Cumulative damages due to historical precipitation change. (A) Cumulative observed flood damages (gray) and estimated portion due to historical precipitation change (green) from 1988 to 2017. Error bars show the 95% CI for cumulative damages in 2017 (based on precipitation trends from 1928 to 2017). (B) Impact of historical precipitation change on cumulative flood damages in 2017 using various regression model specifications. From left to right, the models are the regional model (same as A), the regional-seasonal model (Fig. 1D), a regional model with lagged precipitation (SI Appendix, Fig. S2A), a linear model (Fig. 1B), and a quadratic model (Fig. 1B). (C) Sensitivity of cumulative damages from precipitation change to starting year of precipitation trend calculation.

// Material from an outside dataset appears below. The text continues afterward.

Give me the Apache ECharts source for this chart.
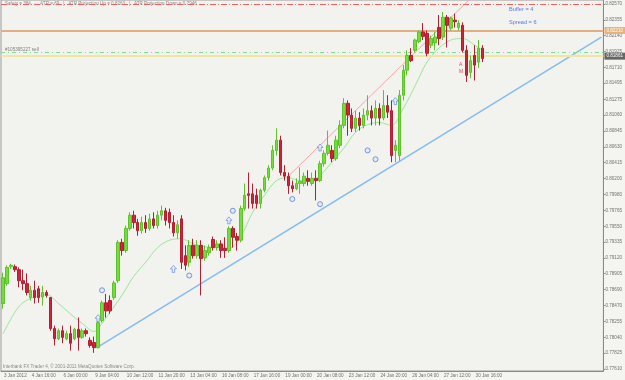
<!DOCTYPE html>
<html><head><meta charset="utf-8">
<script src="https://cdn.jsdelivr.net/npm/echarts@6/dist/echarts.min.js"></script>
<style>html,body{margin:0;padding:0;background:#f4f4f1;}#c{width:625px;height:380px;}</style>
</head><body><div id="c"></div>
<script>
// ---- data (H4 candles) ----
const opens  = [0.7850,0.7877,0.7900,0.7900,0.7896,0.7881,0.7877,0.7858,0.7868,0.7870,
0.7859,0.7865,0.7858,0.7816,0.7802,0.7813,0.7802,0.7809,0.7802,0.7815,
0.7804,0.7813,0.7800,0.7797,0.7790,0.7827,0.7851,0.7854,0.7858,0.7881,
0.7933,0.7922,0.7952,0.7970,0.7960,0.7949,0.7960,0.7952,0.7965,0.7956,
0.7970,0.7976,0.7974,0.7960,0.7946,0.7965,0.7915,0.7906,0.7929,0.7915,
0.7929,0.7912,0.7919,0.7937,0.7926,0.7931,0.7925,0.7922,0.7952,0.7941,
0.7936,0.7979,0.7999,0.7999,0.7997,0.7986,0.8004,0.8021,0.8034,0.8058,
0.8072,0.8028,0.8023,0.8010,0.8006,0.8013,0.8013,0.8020,0.8013,0.8020,
0.8017,0.8040,0.8054,0.8058,0.8047,0.8065,0.8092,0.8122,0.8106,0.8088,
0.8102,0.8092,0.8106,0.8112,0.8102,0.8115,0.8102,0.8119,0.8112,0.8058,
0.8051,0.8133,0.8167,0.8187,0.8194,0.8206,0.8219,0.8217,0.8201,0.8204,
0.8225,0.8212,0.8239,0.8224,0.8235,0.8225,0.8228,0.8194,0.8164,0.8187,
0.8178,0.8197];
const closes = [0.7885,0.7899,0.7902,0.7896,0.7881,0.7877,0.7865,0.7868,0.7858,0.7858,
0.7865,0.7861,0.7816,0.7802,0.7813,0.7804,0.7809,0.7796,0.7815,0.7804,
0.7813,0.7809,0.7793,0.7790,0.7824,0.7851,0.7840,0.7840,0.7878,0.7933,
0.7922,0.7952,0.7970,0.7960,0.7949,0.7960,0.7952,0.7965,0.7956,0.7970,
0.7976,0.7963,0.7960,0.7946,0.7957,0.7906,0.7902,0.7929,0.7915,0.7929,
0.7911,0.7922,0.7926,0.7926,0.7931,0.7922,0.7922,0.7952,0.7940,0.7936,
0.7979,0.7997,0.7997,0.7986,0.7986,0.8004,0.8021,0.8034,0.8058,0.8072,
0.8028,0.8023,0.8010,0.8006,0.8013,0.8016,0.8023,0.8016,0.8020,0.8017,
0.8040,0.8054,0.8065,0.8047,0.8072,0.8092,0.8122,0.8106,0.8088,0.8102,
0.8092,0.8106,0.8112,0.8102,0.8115,0.8102,0.8119,0.8110,0.8051,0.8065,
0.8133,0.8167,0.8187,0.8180,0.8208,0.8219,0.8213,0.8190,0.8210,0.8212,
0.8210,0.8239,0.8228,0.8238,0.8233,0.8231,0.8194,0.8160,0.8180,0.8174,
0.8197,0.8183];
const lows   = [0.7843,0.7874,0.7897,0.7893,0.7872,0.7868,0.7861,0.7854,0.7850,0.7851,
0.7847,0.7858,0.7813,0.7793,0.7800,0.7796,0.7800,0.7786,0.7800,0.7786,
0.7802,0.7805,0.7790,0.7783,0.7789,0.7824,0.7831,0.7836,0.7855,0.7878,
0.7915,0.7919,0.7949,0.7952,0.7942,0.7945,0.7946,0.7949,0.7952,0.7952,
0.7963,0.7956,0.7952,0.7941,0.7938,0.7897,0.7895,0.7900,0.7911,0.7911,
0.7861,0.7908,0.7915,0.7922,0.7922,0.7912,0.7912,0.7919,0.7926,0.7922,
0.7933,0.7976,0.7979,0.7979,0.7979,0.7979,0.8001,0.8017,0.8031,0.8051,
0.8024,0.8017,0.7999,0.8001,0.8004,0.7999,0.8009,0.8010,0.8010,0.7990,
0.8015,0.8036,0.8051,0.8042,0.8044,0.8061,0.8088,0.8078,0.8083,0.8083,
0.8085,0.8088,0.8099,0.8092,0.8092,0.8092,0.8099,0.8102,0.8042,0.8042,
0.8044,0.8126,0.8160,0.8178,0.8191,0.8204,0.8208,0.8186,0.8197,0.8194,
0.8201,0.8208,0.8198,0.8221,0.8225,0.8221,0.8191,0.8151,0.8156,0.8153,
0.8170,0.8178];
const highs  = [0.7892,0.7902,0.7904,0.7903,0.7899,0.7896,0.7891,0.7874,0.7881,0.7874,
0.7874,0.7868,0.7859,0.7820,0.7816,0.7820,0.7813,0.7820,0.7817,0.7831,
0.7816,0.7816,0.7804,0.7805,0.7827,0.7854,0.7863,0.7861,0.7881,0.7936,
0.7938,0.7956,0.7974,0.7976,0.7965,0.7968,0.7970,0.7972,0.7974,0.7976,
0.7983,0.7980,0.7979,0.7970,0.7963,0.7970,0.7929,0.7936,0.7938,0.7936,
0.7936,0.7929,0.7930,0.7941,0.7936,0.7936,0.7940,0.7955,0.7955,0.7946,
0.7983,0.8013,0.8028,0.8013,0.8006,0.8006,0.8024,0.8038,0.8065,0.8088,
0.8078,0.8038,0.8028,0.8017,0.8020,0.8035,0.8028,0.8031,0.8028,0.8031,
0.8044,0.8058,0.8085,0.8065,0.8078,0.8099,0.8129,0.8126,0.8115,0.8112,
0.8110,0.8115,0.8133,0.8119,0.8126,0.8122,0.8140,0.8133,0.8126,0.8072,
0.8140,0.8174,0.8194,0.8197,0.8210,0.8221,0.8231,0.8221,0.8214,0.8219,
0.8242,0.8246,0.8242,0.8240,0.8244,0.8235,0.8232,0.8201,0.8187,0.8201,
0.8208,0.8201];
// moving average readings: [bar, value]
const maPoints = [[0,0.7809],[3,0.7838],[5,0.7851],[8,0.7859],[11,0.7862],[14,0.7850],[17,0.7836],[20,0.7823],
[23,0.7812],[25,0.7823],[27,0.7838],[30,0.7861],[33,0.7887],[36,0.7906],[39,0.7926],[42,0.7936],[45,0.7938],
[48,0.7931],[51,0.7927],[54,0.7926],[57,0.7925],[60,0.7941],[63,0.7974],[66,0.7997],[69,0.8017],[72,0.8021],
[75,0.8017],[78,0.8017],[80,0.8024],[83,0.8042],[86,0.8061],[89,0.8083],[92,0.8093],[95,0.8096],[98,0.8092],
[101,0.8115],[104,0.8146],[107,0.8178],[110,0.8197],[113,0.8208],[116,0.8210],[119,0.8201],[121,0.8194]];
const trendLine = [[24,0.7791],[151,0.8212]];
const projLine  = [[72,0.8023],[119,0.8270]];
const levelSafety = 0.82570, levelOrder = 0.82210, levelStop = 0.81910, levelBid = 0.81861;
const xTickBars   = [0,7,15,23,31,39,47,55,63,71,79,87,95,103,111,119];
const xTickLabels = ['3 Jan 2012','4 Jan 16:00','6 Jan 00:00','9 Jan 04:00','10 Jan 12:00','11 Jan 20:00','13 Jan 04:00','16 Jan 08:00','17 Jan 16:00','19 Jan 00:00','20 Jan 08:00','23 Jan 12:00','24 Jan 20:00','26 Jan 04:00','27 Jan 12:00','30 Jan 16:00'];
const yTickLabels = ['0.82570','0.82355','0.82140','0.81925','0.81710','0.81495','0.81275','0.81060','0.80845','0.80630','0.80415','0.80200','0.79980','0.79765','0.79550','0.79335','0.79120','0.78905','0.78690','0.78470','0.78255','0.78040','0.77825','0.77610'];
const arrowMarks = [[24,0.7830],[43,0.7897],[57,0.7963],[80,0.8062],[99,0.8125]];
const iconMarks  = [[25,0.7868],[47,0.7888],[58,0.7976],[73,0.7992],[80,0.7985],[92,0.8058],[94,0.8046]];
const crossMarks = [[91,0.8058],[98,0.8126],[111,0.8198]];
const checkMarks = [[106,0.8175],[119,0.8208]];
const nBars = 152;

const categories = [];
for (let i = 0; i < nBars; i++) { const k = xTickBars.indexOf(i); categories.push(k >= 0 ? xTickLabels[k] : ''); }
const candles = opens.map((o, i) => [o, closes[i], lows[i], highs[i]]);
const isTick = (i) => xTickBars.indexOf(i) >= 0;
const FONT = 'Liberation Sans';

function hLine(value, lineStyle, label) {
  return {type: 'line', data: [], silent: true, z: 2,
    markLine: {symbol: ['none', 'none'], silent: true, animation: false, precision: 6,
      data: [{yAxis: value}], lineStyle: lineStyle,
      label: label || {show: false}}};
}

const chart = echarts.init(document.getElementById('c'), null, {renderer: 'canvas'});
const arrowPath = 'path://M5,0 L10,5 L7,5 L7,10 L3,10 L3,5 L0,5 Z';
chart.setOption({
  animation: false,
  backgroundColor: '#f4f4f1',
  grid: {left: 1, right: 19, top: 0, bottom: 9, show: true, borderColor: '#9a9a9a', borderWidth: 1, backgroundColor: '#f2f2ef'},
  xAxis: {
    type: 'category', data: categories, boundaryGap: true,
    axisLine: {lineStyle: {color: '#8a8a8a'}},
    axisTick: {interval: (i) => isTick(i), length: 2, lineStyle: {color: '#8a8a8a'}},
    axisLabel: {interval: (i) => isTick(i), align: 'left', margin: 2, fontSize: 4.6, color: '#707070', fontFamily: FONT, padding: [0,0,0,1]},
    splitLine: {show: false}
  },
  yAxis: {
    type: 'value', position: 'right', min: 0.77583, max: 0.82624,
    axisLine: {show: true, lineStyle: {color: '#8a8a8a'}},
    axisTick: {show: true, length: 2, customValues: yTickLabels.map(Number), lineStyle: {color: '#8a8a8a'}},
    axisLabel: {customValues: yTickLabels.map(Number), formatter: (v) => v.toFixed(5), margin: 2, fontSize: 4.6, color: '#707070', fontFamily: FONT},
    splitLine: {show: false}
  },
  series: [
    hLine(levelSafety, {color: '#f06262', width: 1, type: [6,2,1,2]}),
    hLine(levelOrder, {color: '#e2ae82', width: 2, type: 'solid'},
      {show: true, position: 'end', formatter: '0.82210', distance: 1, backgroundColor: '#e8b27c', color: '#fff', fontSize: 4.6, padding: [1,2], fontFamily: FONT}),
    hLine(levelStop, {color: '#88dd88', width: 1, type: [4,3,1,3]}),
    hLine(levelBid, {color: '#efe6a0', width: 2, type: 'solid'},
      {show: true, position: 'end', formatter: '0.81861', distance: 1, backgroundColor: '#666', color: '#fff', fontSize: 4.6, padding: [1,2], fontFamily: FONT}),
    {type: 'candlestick', data: candles, barWidth: 3, z: 5,
     itemStyle: {color: '#74dc3c', color0: '#d0223a', borderColor: '#5cc42a', borderColor0: '#b81c30', borderWidth: 1}},
    {type: 'line', data: maPoints, smooth: 0.35, symbol: 'none', lineStyle: {color: '#98e898', width: 1}, z: 3},
    {type: 'line', data: trendLine, symbol: 'none', lineStyle: {color: '#80bdf0', width: 1.5}, z: 4},
    {type: 'line', data: projLine, symbol: 'none', lineStyle: {color: '#f4a8a8', width: 1}, z: 4, clip: true},
    {type: 'scatter', data: arrowMarks, symbol: arrowPath, symbolSize: [6,7], itemStyle: {color: '#e4eefc', borderColor: '#5a82d8', borderWidth: 0.8}, z: 6},
    {type: 'scatter', data: iconMarks, symbol: 'circle', symbolSize: 5, itemStyle: {color: '#dfe8fb', borderColor: '#5a7fd8', borderWidth: 1}, z: 6},
    {type: 'scatter', data: crossMarks, symbol: 'none', label: {show: true, formatter: '×', color: '#e04848', fontSize: 7, position: 'inside'}, z: 6},
    {type: 'scatter', data: checkMarks, symbol: 'none', label: {show: true, formatter: '✓', color: '#4a6fd8', fontSize: 6, position: 'inside'}, z: 6}
  ],
  graphic: [
    {type: 'text', left: 5, top: 1.5, style: {text: 'Safety = 384   ·   ATR = 69   |   ATR Projection Up = 0.8263   |   ATR Projection Down = 0.7946', fontSize: 4.6, fill: '#8c8c8c', fontFamily: FONT}},
    {type: 'text', left: 5, top: 47, style: {text: '#105395227 sell', fontSize: 4.6, fill: '#808080', fontFamily: FONT}},
    {type: 'text', left: 509, top: 6, style: {text: 'Buffer = 4', fontSize: 5.6, fill: '#5a78e6', fontFamily: FONT}},
    {type: 'text', left: 509, top: 19, style: {text: 'Spread = 6', fontSize: 5.6, fill: '#5a78e6', fontFamily: FONT}},
    {type: 'text', left: 3, top: 364, style: {text: 'Interbank FX Trader 4, © 2001-2011 MetaQuotes Software Corp.', fontSize: 4.6, fill: '#8a8a8a', fontFamily: FONT}},
    {type: 'text', left: 459, top: 62, style: {text: 'A', fontSize: 5, fill: '#e04848', fontFamily: FONT}},
    {type: 'text', left: 459, top: 69, style: {text: 'M', fontSize: 5, fill: '#e04848', fontFamily: FONT}}
  ]
});
</script></body></html>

All estimates use the same regional regression model used in A.

Fig. 4.

Change in probability of exceeding early industrial baseline precipitation thresholds during the recent historical period, simulated by the CMIP5 global climate model ensemble. (A) Probability of exceeding the early industrial baseline (1860 to 1920) 50th, 75th, 95th, and 99th percentile monthly precipitation thresholds during the recent historical period (1988 to 2017). Probabilities are shown as a ratio relative to the probability during the baseline period, and are based on a 24-model ensemble (SI Appendix). Solid colors indicate strong model agreement (following the IPCC AR5 definition, when ≥66% of models agree with the direction of change shown on the map). Black stippling indicates <66% of models agree with the direction of change shown. (B) Same as A but for monthly maximum 5-d precipitation.

Fig. 5.

Projected changes in monthly total and maximum 5-d precipitation. (A) Projected change in the 50th, 95th, and 99th percentiles of monthly precipitation by 2081 to 2100 for RCP2.6. Changes are relative to the recent historical (1988 to 2017) period. Maps show the mean change across a 17-model ensemble (Methods). Solid colors indicate strong model agreement (following the IPCC AR5 definition, when ≥66% of models agree with the direction of change shown on the map). Black stippling indicates <66% of models agree with the direction of change shown. (B) Same as A but for RCP8.5. (C) Same as A but for monthly maximum 5-d precipitation. (D) Same as B but for monthly maximum 5-d precipitation.